• DESCRIPTION OF THE TASK
Repeat the material exactly from its first line to the line that includes "import pandas as pd". Skip pictures.

• DATASET EXTRACT
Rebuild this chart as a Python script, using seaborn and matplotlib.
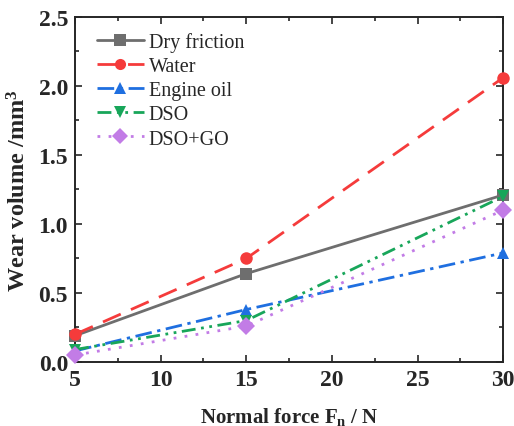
import matplotlib
matplotlib.use("Agg")
import matplotlib.pyplot as plt
from matplotlib.ticker import MultipleLocator
import seaborn as sns
import pandas as pd

force = [5, 15, 30]
dry_friction = [0.19, 0.64, 1.21]
water = [0.20, 0.75, 2.06]
engine_oil = [0.08, 0.38, 0.79]
dso = [0.09, 0.30, 1.20]
dso_go = [0.05, 0.26, 1.10]

series = ["Dry friction", "Water", "Engine oil", "DSO", "DSO+GO"]
values = [dry_friction, water, engine_oil, dso, dso_go]
colors = ["#6e6e6e", "#f53b3b", "#1f6fe0", "#18a65a", "#c27ce6"]
markers = ["s", "o", "^", "v", "D"]
dashes = [(None, None), (7, 4), (6, 2, 1.2, 2), (5, 2, 1, 2, 1, 2), (1, 3)]

df = pd.DataFrame({
    "Force": force * len(series),
    "Wear": [v for vals in values for v in vals],
    "Lubricant": [s for s in series for _ in force],
})

sns.set_style("ticks")
plt.rcParams["font.family"] = "serif"
plt.rcParams["font.serif"] = ["Liberation Serif", "DejaVu Serif"]
plt.rcParams["mathtext.fontset"] = "custom"
plt.rcParams["mathtext.rm"] = "Liberation Serif"
plt.rcParams["mathtext.bf"] = "Liberation Serif:bold"
plt.rcParams["mathtext.it"] = "Liberation Serif:italic"

fig = plt.figure(figsize=(5.14, 4.27), dpi=100)
ax = fig.add_axes([0.146, 0.150, 0.833, 0.808])

for name, c, m, d in zip(series, colors, markers, dashes):
    sub = df[df["Lubricant"] == name]
    sns.lineplot(data=sub, x="Force", y="Wear", ax=ax, color=c, marker=m,
                 markersize=9, markeredgewidth=0, linewidth=2, label=name,
                 clip_on=False, zorder=3)
    line = ax.get_lines()[-1]
    if d[0] is not None:
        line.set_dashes(d)

ax.set_xlim(5, 30)
ax.set_ylim(0, 2.5)
ax.xaxis.set_major_locator(MultipleLocator(5))
ax.xaxis.set_minor_locator(MultipleLocator(2.5))
ax.yaxis.set_major_locator(MultipleLocator(0.5))
ax.yaxis.set_minor_locator(MultipleLocator(0.25))
ax.tick_params(which="both", direction="in", top=True, right=True, width=1.2)
ax.tick_params(which="major", length=5, labelsize=17, pad=5)
ax.tick_params(which="minor", length=3)
for lab in ax.get_xticklabels() + ax.get_yticklabels():
    lab.set_fontweight("bold")
for sp in ax.spines.values():
    sp.set_linewidth(1.4)
    sp.set_visible(True)

ax.set_xlabel(r"Normal force F$_\mathbf{n}$ / N", fontsize=15, fontweight="bold", labelpad=11)
ax.set_ylabel(r"Wear volume /mm$^\mathbf{3}$", fontsize=17.5, fontweight="bold", labelpad=6)

leg = ax.legend(loc="upper left", bbox_to_anchor=(0.019, 0.997), frameon=False,
                handlelength=2.3, borderaxespad=0.3, borderpad=0.4,
                labelspacing=0.25, handletextpad=0.25,
                prop={"family": "Liberation Serif", "size": 14.5})
for h in leg.legend_handles:
    h.set_markersize(8)

fig.savefig("out.png", dpi=100)
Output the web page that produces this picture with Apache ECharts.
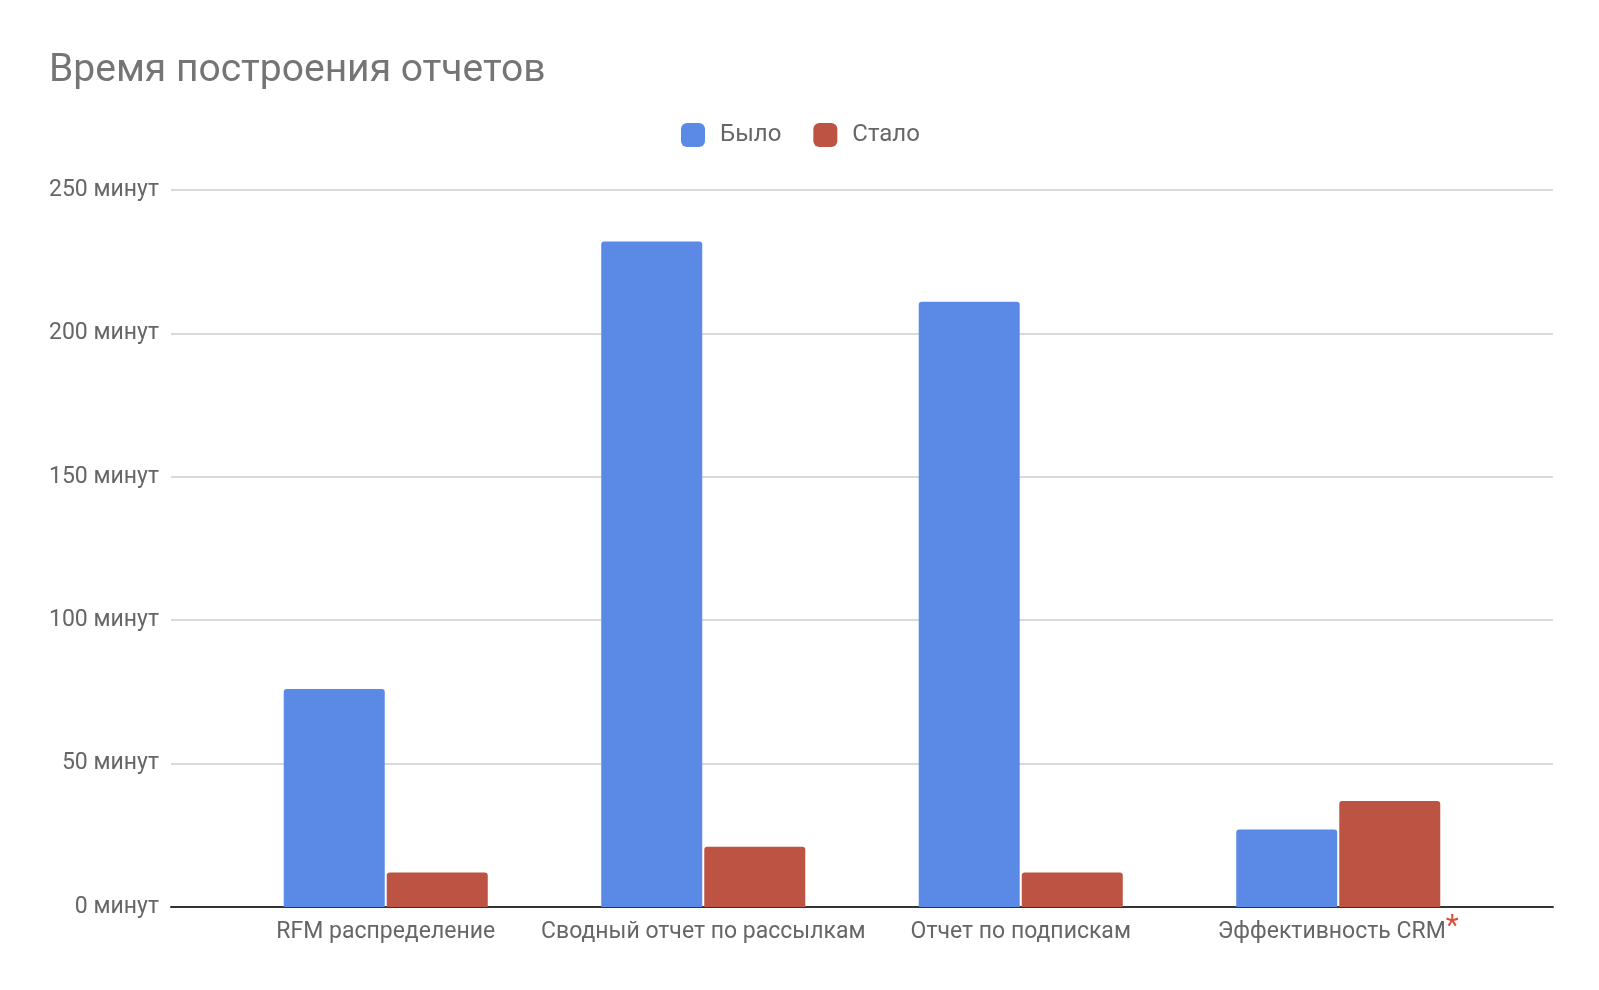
<!DOCTYPE html>
<html>
<head>
<meta charset="utf-8">
<script src="https://cdn.jsdelivr.net/npm/echarts@6/dist/echarts.min.js"></script>
<style>html,body{margin:0;padding:0;background:#fff}#c{width:1599px;height:990px}</style>
</head>
<body>
<div id="c"></div>
<script>
const categories = ['RFM распределение', 'Сводный отчет по рассылкам', 'Отчет по подпискам', 'Эффективность CRM*'];
const wasValues = [76, 232, 211, 27];
const nowValues = [12, 21, 12, 37];
const seriesNames = ['Было', 'Стало'];
const yTicks = [0, 50, 100, 150, 200, 250];
const yUnit = ' минут';

const chart = echarts.init(document.getElementById('c'));
const FONT = 'Roboto, "Noto Sans", sans-serif';
const yMin = yTicks[0], yMax = yTicks[yTicks.length - 1], yStep = yTicks[1] - yTicks[0];

chart.setOption({
  backgroundColor: '#fff',
  animation: false,
  title: {
    text: 'Время построения отчетов',
    left: 44, top: 47,
    textStyle: { fontFamily: FONT, fontSize: 39, fontWeight: 'normal', color: '#757575' }
  },
  legend: {
    data: seriesNames,
    left: 676, top: 118,
    itemWidth: 24, itemHeight: 24, itemGap: 32,
    icon: 'roundRect',
    textStyle: { fontFamily: FONT, fontSize: 24, color: '#666', padding: [0, 0, 0, 10] }
  },
  grid: [
    { left: 171, right: 46, top: 190, bottom: 83, containLabel: false },
    { left: 227, right: 102, top: 190, bottom: 83, containLabel: false }
  ],
  xAxis: [
    { gridIndex: 0, type: 'value', min: 0, max: 1, axisLabel: { show: false }, axisTick: { show: false },
      splitLine: { show: false }, axisLine: { show: true, lineStyle: { color: '#333', width: 2 } } },
    { gridIndex: 1, type: 'category', data: categories, axisTick: { show: false },
      axisLine: { show: false },
      axisLabel: {
        interval: 0, margin: 5, fontFamily: FONT, fontSize: 23, color: '#666',
        formatter: function (v) { return v.endsWith('*') ? '{a|' + v.slice(0, -1) + '}{s|*}' : '{a|' + v + '}'; },
        rich: {
          a: { fontFamily: FONT, fontSize: 23, color: '#666', lineHeight: 40 },
          s: { fontFamily: FONT, fontSize: 30, color: '#d9503f', lineHeight: 26, verticalAlign: 'top' }
        }
      } }
  ],
  yAxis: [
    { gridIndex: 0, type: 'value', min: yMin, max: yMax, interval: yStep,
      axisLine: { show: false }, axisTick: { show: false },
      axisLabel: { margin: 12, fontFamily: FONT, fontSize: 23, color: '#666', formatter: v => v + yUnit },
      splitLine: { lineStyle: { color: '#d9d9d9', width: 2 } } },
    { gridIndex: 1, type: 'value', min: yMin, max: yMax, interval: yStep, show: false, splitLine: { show: false } }
  ],
  series: [
    { name: seriesNames[0], type: 'bar', xAxisIndex: 1, yAxisIndex: 1, data: wasValues,
      barWidth: 101, barGap: '2%', itemStyle: { color: '#5b8ae6', borderRadius: [3, 3, 0, 0] } },
    { name: seriesNames[1], type: 'bar', xAxisIndex: 1, yAxisIndex: 1, data: nowValues,
      barWidth: 101, barGap: '2%', itemStyle: { color: '#bd5443', borderRadius: [3, 3, 0, 0] } }
  ]
});
</script>
</body>
</html>
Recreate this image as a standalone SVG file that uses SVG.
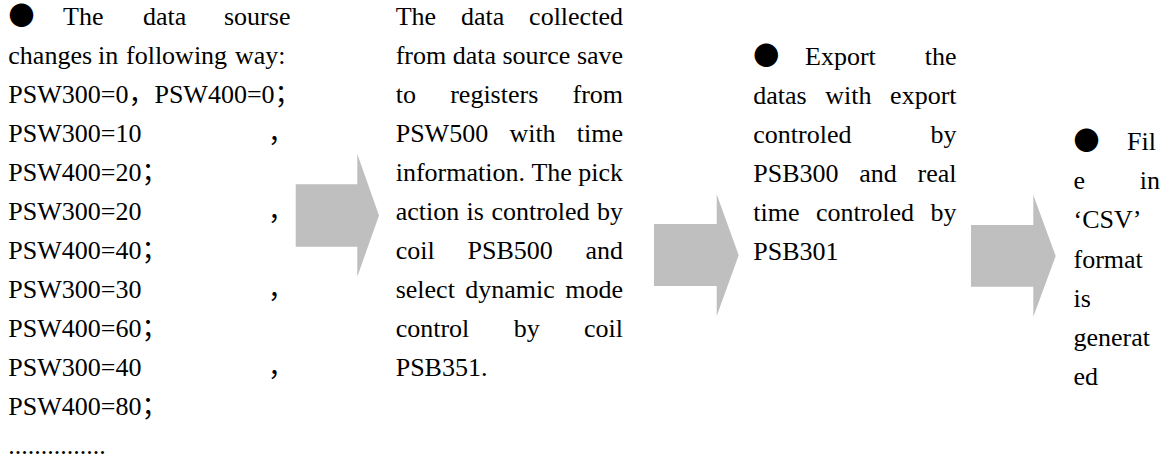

• WRITTEN SOLUTION
Rebuild this chart as a Python script, using seaborn and matplotlib.
import matplotlib
matplotlib.use("Agg")
import matplotlib.pyplot as plt
from matplotlib.ticker import MultipleLocator
import seaborn as sns
import pandas as pd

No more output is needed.